彼らに物の良し悪しを科学的に判断する能力が無いと思ってしまうのは、疑似科学批判の世界でのエコーチェンバーかもしれない。
健康に関わる製品・役務であって、医師が広告に出ている場合はどうであろうか?
本業の医師の業務の信用を落とすような広告には出演しないと考えるのが一般的ではないか?
なので広告であることを割り引いても、推薦文は医師の意見として尊重するのが通常ではなかろうか。
その推薦文を出している医師が、その整体院の経営者だとは通常想定はしないだろう。
なので、小野間氏がKINMAQ整体院の取締役であることを隠して、医師としての推薦文を掲載する行為は、暇空氏が定義するところのダイレクトステルスマーケティングと言える。
原告の指摘により推薦文を削除
KINMAQの訴訟で、原告は
なお、甲2*1で本件店舗を推薦している医師、小野間 優介は訴外会社*2の取締役である(甲60)*3。
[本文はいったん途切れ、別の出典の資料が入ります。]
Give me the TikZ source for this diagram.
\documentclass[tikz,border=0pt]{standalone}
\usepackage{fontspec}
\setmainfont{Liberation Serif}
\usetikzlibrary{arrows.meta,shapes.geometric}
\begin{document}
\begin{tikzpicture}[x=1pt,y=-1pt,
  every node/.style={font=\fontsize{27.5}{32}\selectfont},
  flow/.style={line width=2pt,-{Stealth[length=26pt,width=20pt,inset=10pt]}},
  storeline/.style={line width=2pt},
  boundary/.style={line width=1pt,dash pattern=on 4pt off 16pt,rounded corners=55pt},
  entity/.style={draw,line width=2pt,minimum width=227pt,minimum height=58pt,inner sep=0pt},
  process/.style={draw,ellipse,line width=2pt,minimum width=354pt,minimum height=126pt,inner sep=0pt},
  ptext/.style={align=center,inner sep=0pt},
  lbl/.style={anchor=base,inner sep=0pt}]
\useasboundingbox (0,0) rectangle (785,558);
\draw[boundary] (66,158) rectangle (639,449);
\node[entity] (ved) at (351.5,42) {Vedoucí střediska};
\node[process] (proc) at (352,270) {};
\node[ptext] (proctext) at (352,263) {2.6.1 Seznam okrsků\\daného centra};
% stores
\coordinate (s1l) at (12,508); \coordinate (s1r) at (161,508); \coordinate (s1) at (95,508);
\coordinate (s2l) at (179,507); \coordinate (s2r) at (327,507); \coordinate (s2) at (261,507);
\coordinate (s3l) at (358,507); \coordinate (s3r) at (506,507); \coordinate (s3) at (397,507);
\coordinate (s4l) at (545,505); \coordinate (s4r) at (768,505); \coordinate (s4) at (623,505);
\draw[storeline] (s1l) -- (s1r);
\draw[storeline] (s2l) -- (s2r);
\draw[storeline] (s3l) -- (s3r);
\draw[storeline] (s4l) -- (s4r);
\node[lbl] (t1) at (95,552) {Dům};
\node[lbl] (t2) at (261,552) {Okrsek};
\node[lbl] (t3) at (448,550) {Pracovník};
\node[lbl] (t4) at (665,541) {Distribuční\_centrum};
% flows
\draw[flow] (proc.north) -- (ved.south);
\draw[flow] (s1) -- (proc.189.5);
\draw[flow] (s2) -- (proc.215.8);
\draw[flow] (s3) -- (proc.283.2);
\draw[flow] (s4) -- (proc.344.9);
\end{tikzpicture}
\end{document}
このような広告に推薦を掲載する医師には広告料が支払われていると消費者は思慮しうるが、経営幹部がそのことを隠して推薦するということは通常想定しない。このような表示は一般消費者を故意に欺く広告である。
と指摘している。
現在、KINMAQ整体院のウェブサイトから小野間氏の推薦の文言が無くなったのはその影響、および10月以降のステマ規制対策だと思われる。